By the time of Ben Franklin's death in 1790, he was the most famous American in the world. For years lots of American parents named their sons after him – and while I was reading the book about Jane Franklin I kept thinking about one of the Vermont Ben Franklins.
Benjamin Franklin Stevens was born in Barnet more than 40 years after his namesake’s death. In the Stevens family letters, young Benjamin Franklin Stevens - known as Frank – appears precocious and charming, the baby of his family. Sometimes he signed his name as Phranque – that’s P-h-r-a-n-q-u-e. Everyone in the Stevens family agreed that Frank was the smart one, which was no faint praise in a family of book lovers who valued education. His older brothers were ambitious and constantly on the go.
Like Benjamin Franklin, Frank Stevens had a smart and opinionated sister. Sophia Stevens was 6 years older than Frank. Like most New England girls of the 1830s and 40s, she had more access to education than Jane Franklin ever did, and her parents strongly encouraged her.
By the time the Stevens kids were growing up in Barnet Americans had taken a new interest in sibling dynamics. Families were seen as the antithesis of the industrialized marketplace, and provided an environment in which sibling love and care were untainted by selfish interests.
The Stevens kids watched out for one another, and the boys took Sophia’s intellect - and her sense of style - seriously. As they traveled, they kept her posted on the latest fashions outside Vermont. She traveled, too, and made it clear that she longed for more than what she called the “narrow and contracted circles of Barnet.” When a local widower - a minister - wrote Sophia an awkward love letter that hinted at marriage, she sent one brother a mildly mocking account. “You would laugh your eyes out,” she promised. The brothers schemed about getting their sister out of Vermont more often, to “see something of the little world.” Sophia Stevens lived a full life in Europe and America. She wrote and was published. She married and had kids.
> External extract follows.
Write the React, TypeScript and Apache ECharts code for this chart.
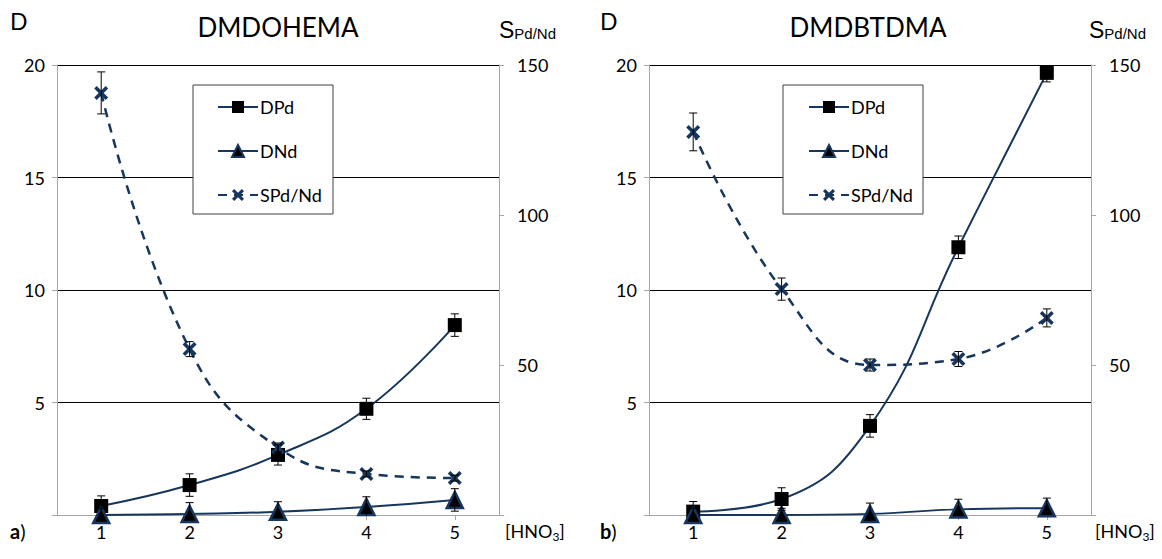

She painted.
Of course, not all women of her generation were so fortunate, and all women of her generation faced legal and political barriers that their brothers did not. It’s often been stated that women’s lives are especially relational, that they depend on and intertwine with the lives around them. But many old family letters remind us that siblings have always influenced and acted on one another, and that brothers have often been as inspired by and drawn to their sisters as their sisters have been to them.